What that math tells us, apparently, is that based on how fast galaxies are spinning all the stars and dust and crap that we can see - all of the MATTER that we can detect - makes up only about 15% of the mass of a galaxy. The rest... Dark Matter.
Dark Energy is the same sorta thing - we know what the math SHOULD be, but then the stuff we observe out there in the world shows us something different.
What does this all mean? Well, it's all another example of the limits of knowledge. I often think about this. The limit of what is knowable. Usually, I think about it in historical terms - someone in the past knew something important and wrote it down in a scroll or a book or a papyrus, but that scroll or book or papyrus was lost or burned or whatever and now we can never know. It's like the pocketwatch Belloq shows Indy in Raiders, only no one ever finds the watch. History is actually littered with many such examples, but there are many smaller examples of the unknowable in our day to day experience. You might see initials carved into a tree while on vacation.
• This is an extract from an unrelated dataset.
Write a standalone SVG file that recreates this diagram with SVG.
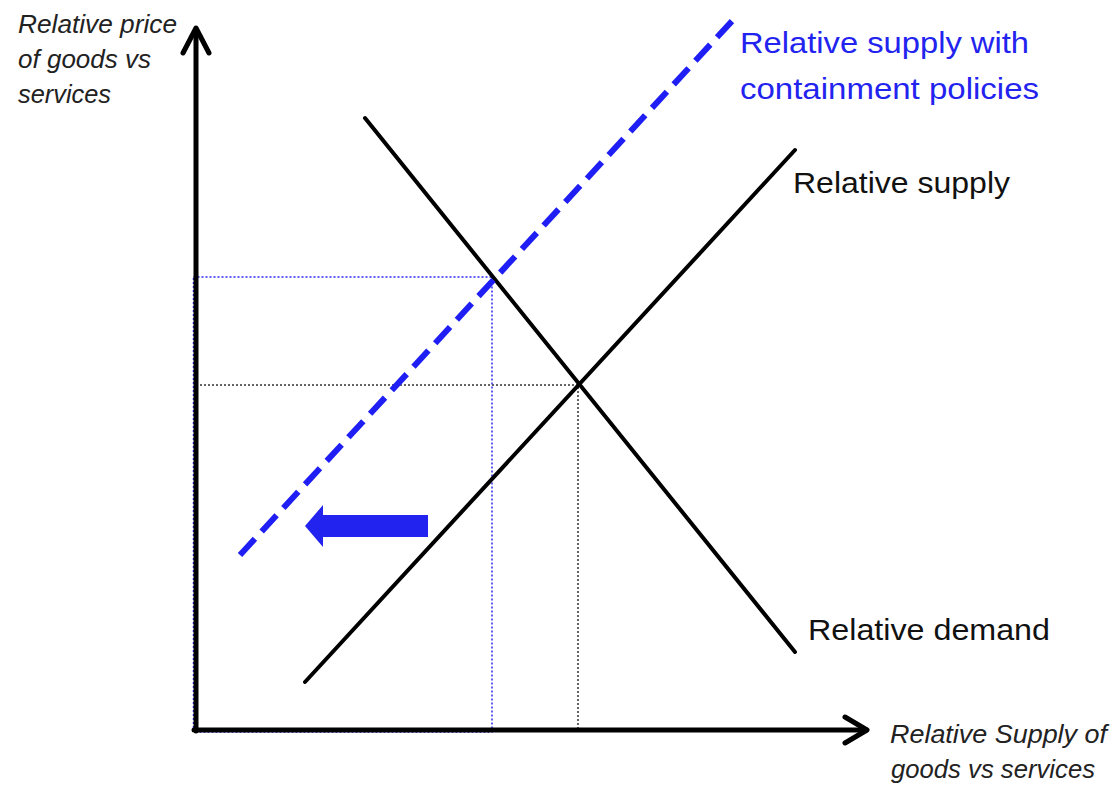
<svg xmlns="http://www.w3.org/2000/svg" width="1111" height="786" viewBox="0 0 1111 786">
<style>
.ax{stroke:#000;stroke-width:5;fill:none;stroke-linecap:round;stroke-linejoin:round}
.curve{stroke:#000;stroke-width:4;fill:none;stroke-linecap:round}
.blued{stroke:#1f1ff5;stroke-width:6;fill:none;stroke-dasharray:22 10}
.dotb{stroke:#2a2af0;stroke-width:1.5;fill:none;stroke-dasharray:2 2}
.dotk{stroke:#333;stroke-width:1.5;fill:none;stroke-dasharray:2 2}
.lbl{font-family:"Liberation Sans",Arial,sans-serif;font-size:30px;fill:#111}
.it{font-family:"Liberation Sans",Arial,sans-serif;font-size:25px;font-style:italic;fill:#222}
.blu{fill:#2323f0}
</style>
<rect width="1111" height="786" fill="#fff"/>
<g id="guides">
<rect class="dotb" x="193.5" y="277" width="298.5" height="455"/>
<polyline class="dotk" points="196,385 578,385 578,730"/>
</g>
<g id="axes">
<line class="ax" x1="196" y1="731" x2="196" y2="29"/>
<polyline class="ax" points="183,53 196,28 209,53"/>
<line class="ax" x1="194" y1="730" x2="866" y2="730"/>
<polyline class="ax" points="845,717 867,730 845,743"/>
</g>
<g id="connectors">
<line id="supply" class="curve" x1="305" y1="682" x2="795" y2="150"/>
<line id="demand" class="curve" x1="365" y1="118" x2="795" y2="652"/>
<line id="supply-contained" class="blued" x1="240" y1="555" x2="733" y2="20"/>
<polygon id="shift-arrow" class="blu" points="305,526 323,505 323,515 428,515 428,537 323,537 323,547"/>
</g>
<g id="label-y">
<text class="it" x="18" y="33" textLength="159" lengthAdjust="spacingAndGlyphs">Relative price</text>
<text class="it" x="18" y="68" textLength="133" lengthAdjust="spacingAndGlyphs">of goods vs</text>
<text class="it" x="18" y="103" textLength="93" lengthAdjust="spacingAndGlyphs">services</text>
</g>
<g id="label-x">
<text class="it" x="890" y="743" textLength="217" lengthAdjust="spacingAndGlyphs">Relative Supply of</text>
<text class="it" x="891" y="778" textLength="204" lengthAdjust="spacingAndGlyphs">goods vs services</text>
</g>
<g id="label-contained">
<text class="lbl blu" x="740" y="53" textLength="289" lengthAdjust="spacingAndGlyphs">Relative supply with</text>
<text class="lbl blu" x="740" y="99" textLength="299" lengthAdjust="spacingAndGlyphs">containment policies</text>
</g>
<g id="label-supply">
<text class="lbl" x="793" y="193" textLength="217" lengthAdjust="spacingAndGlyphs">Relative supply</text>
</g>
<g id="label-demand">
<text class="lbl" x="808" y="640" textLength="242" lengthAdjust="spacingAndGlyphs">Relative demand</text>
</g>
</svg>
You will probably never be able to find out who carved them, when or why. Your time of exposure is just to small, your means of investigation just to limited.
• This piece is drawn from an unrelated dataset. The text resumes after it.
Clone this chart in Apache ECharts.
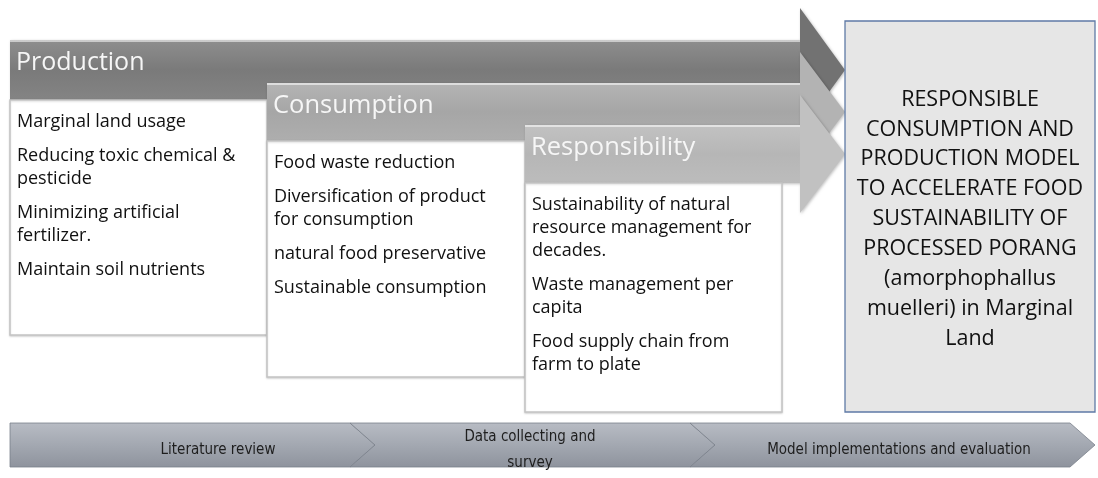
<!DOCTYPE html>
<html>
<head>
<meta charset="utf-8">
<script src="https://cdn.jsdelivr.net/npm/echarts@6/dist/echarts.min.js"></script>
<style>
  html, body { margin: 0; padding: 0; background: #fff; }
  #chart { width: 1098px; height: 478px; }
</style>
</head>
<body>
<div id="chart"></div>
<script>
const stageTitles = ["Production", "Consumption", "Responsibility"];
const stageItems = [
  [["Marginal land usage"], ["Reducing toxic chemical &", "pesticide"], ["Minimizing artificial", "fertilizer."], ["Maintain soil nutrients"]],
  [["Food waste reduction"], ["Diversification of product", "for consumption"], ["natural food preservative"], ["Sustainable consumption"]],
  [["Sustainability of natural", "resource management for", "decades."], ["Waste management per", "capita"], ["Food supply chain from", "farm to plate"]]
];
const goalLines = ["RESPONSIBLE", "CONSUMPTION AND", "PRODUCTION MODEL", "TO ACCELERATE FOOD", "SUSTAINABILITY OF", "PROCESSED PORANG", "(amorphophallus", "muelleri) in Marginal", "Land"];
const processSteps = [["Literature review"], ["Data collecting and", "survey"], ["Model implementations and evaluation"]];

// layout of the three overlapping arrows and their text boxes
const arrows = [
  { x0: 10, top: 40, bot: 100, headTop: 8, headBot: 132, boxR: 267, boxBot: 335, fill: ["#8e8e8e", "#7a7a7a", "#848484"], head: "#727272", titleSize: 25 },
  { x0: 267, top: 83, bot: 141, headTop: 52, headBot: 172, boxR: 525, boxBot: 377, fill: ["#b4b4b4", "#a6a6a6", "#aeaeae"], head: "#b3b3b3", titleSize: 25.5 },
  { x0: 525, top: 125, bot: 183, headTop: 95, headBot: 213, boxR: 782, boxBot: 412, fill: ["#c2c2c2", "#b6b6b6", "#bcbcbc"], head: "#c1c1c1", titleSize: 25.5 }
];
const headX = 800, tipX = 845;
const bodyFont = "'Open Sans', 'Lato', sans-serif";
const narrowFont = "'Liberation Sans Narrow', 'DejaVu Sans Condensed', sans-serif";

function grad(stops) {
  return {
    type: "linear", x: 0, y: 0, x2: 0, y2: 1,
    colorStops: stops.map((c, i) => ({ offset: i / (stops.length - 1), color: c }))
  };
}

function textEl(text, x, y, size, fill, align, family) {
  return {
    type: "text",
    style: {
      text, x, y, fill,
      font: "normal " + size + "px " + (family || bodyFont),
      textAlign: align || "left", align: align || "left",
      textVerticalAlign: "middle", verticalAlign: "middle"
    }
  };
}

const elements = [];

arrows.forEach((a, i) => {
  const mid = (a.top + a.bot) / 2;
  // arrow body + head
  elements.push({
    type: "polygon",
    shape: { points: [[a.x0, a.top], [headX, a.top], [headX, a.headTop], [tipX, mid], [headX, a.headBot], [headX, a.bot], [a.x0, a.bot]] },
    style: { fill: a.head, shadowBlur: 3, shadowColor: "rgba(0,0,0,0.25)", shadowOffsetX: 1, shadowOffsetY: 1 }
  });
  elements.push({
    type: "rect",
    shape: { x: a.x0, y: a.top, width: headX - a.x0, height: a.bot - a.top },
    style: { fill: grad(a.fill) }
  });
  elements.push({
    type: "polyline",
    shape: { points: [[a.x0, a.top + 1], [headX, a.top + 1]] },
    style: { stroke: "rgba(255,255,255,0.55)", lineWidth: 2 }
  });
  elements.push(textEl(stageTitles[i], a.x0 + 6, a.top + 23, a.titleSize, "#f6f6f6"));

  // text box under the arrow
  elements.push({
    type: "rect",
    shape: { x: a.x0, y: a.bot, width: a.boxR - a.x0, height: a.boxBot - a.bot },
    style: { fill: "#ffffff", stroke: "#c4c4c4", lineWidth: 1.5, shadowBlur: 2, shadowColor: "rgba(0,0,0,0.15)", shadowOffsetY: 1 }
  });
  let y = a.bot + 21.5;
  stageItems[i].forEach((para) => {
    para.forEach((line, k) => {
      elements.push(textEl(line, a.x0 + 7, y, 18, "#111111"));
      if (k < para.length - 1) y += 23;
    });
    y += 34;
  });
});

// goal box on the right
elements.push({
  type: "rect",
  shape: { x: 845, y: 21, width: 250, height: 391 },
  style: { fill: "#e6e6e6", stroke: "#5f7aa6", lineWidth: 1.3 }
});
goalLines.forEach((line, i) => {
  elements.push(textEl(line, 970, 99.5 + i * 29.9, 21.5, "#111111", "center"));
});

// process banner at the bottom
const bandTop = 423, bandBot = 467, bandMid = 445, notch = 25;
const cuts = [10, 350, 690, 1070];
const stepCenters = [218, 530, 899];
processSteps.forEach((step, i) => {
  const l = cuts[i], r = cuts[i + 1];
  const pts = [[l, bandTop], [r, bandTop], [r + notch, bandMid], [r, bandBot], [l, bandBot]];
  if (i > 0) pts.push([l + notch, bandMid]);
  elements.push({
    type: "polygon",
    shape: { points: pts },
    style: { fill: grad(["#b8bcc4", "#a3a8b1", "#8e939d"]), stroke: "#7a808a", lineWidth: 0.8 }
  });
  step.forEach((line, k) => {
    const ty = step.length === 1 ? 450 : 437 + k * 26;
    elements.push(textEl(line, stepCenters[i], ty, 15, "#1e1e1e", "center", narrowFont));
  });
});

const chart = echarts.init(document.getElementById("chart"));
chart.setOption({
  animation: false,
  graphic: { elements }
});
</script>
</body>
</html>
There are things we may want to know, but never will, and the mechanism by which each of us copes with that fact is what we call our 'belief system'.
Traditionally, the unknowable has been given over to the divine. Whatever manifestation it takes, it's a catch-all for everything that lay beyond our explanation. I grew up thinking of it in monotheistic terms, but just as many people have some kind of trinity in mind when they think about it. Other cultures see it in terms of shamanistic magic or a pantheon of gods and goddesses, but the purpose of all this seems the same: to contextualize the inexplicable.
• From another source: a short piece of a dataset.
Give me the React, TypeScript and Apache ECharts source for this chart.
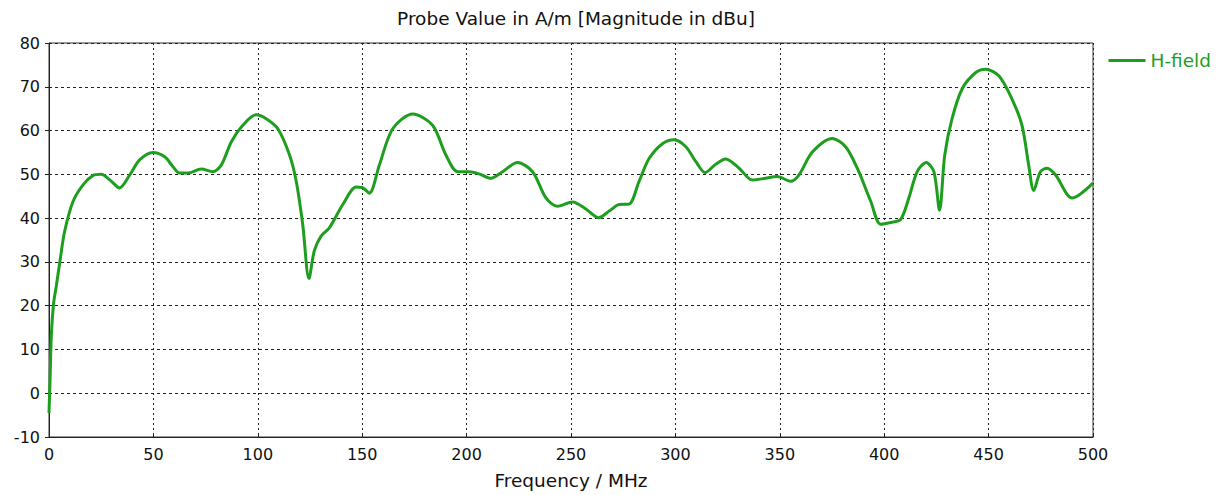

But the inexplicable doesn't stay there. As each generation builds on the work of the previous and as our time of exposure grows and our means of investigation become less limited, unknowable things become known and new things are discovered which will remain unknowable for generations, or maybe forever.
So how do you contextualize with divinity the ever-changing state of knowledge? God once created light, but then we figured out how stars explode into existence, and no creator was needed. We took the motions of the stars and the moon away from the divine, too, handing it over to gravity. Of course, light has a 'force carrier' called a photon, which is something we understand very well. Gravity probably has a force carrier, too, we just don't know what it is yet. We no longer chalk up the attraction of two bodies of significant mass to the Will of God, we just say, we don't know...yet.
Defining what we don't know is the job of science, dealing with the not-knowing is the job of the divine.
And finally back to dark matter. I think it is so wonderful to have our knowledge violently re contextualized with the same force and fury that the divine has had to endure. It's like that moment when Copernicus first moved God further away from the Earth, or when Newton lashed the moon to the will of the Earth, only in this case, it's the solid ground of Newtonian physics itself thats getting pushed away. And this time observation didn't answer our questions, it questioned our answers.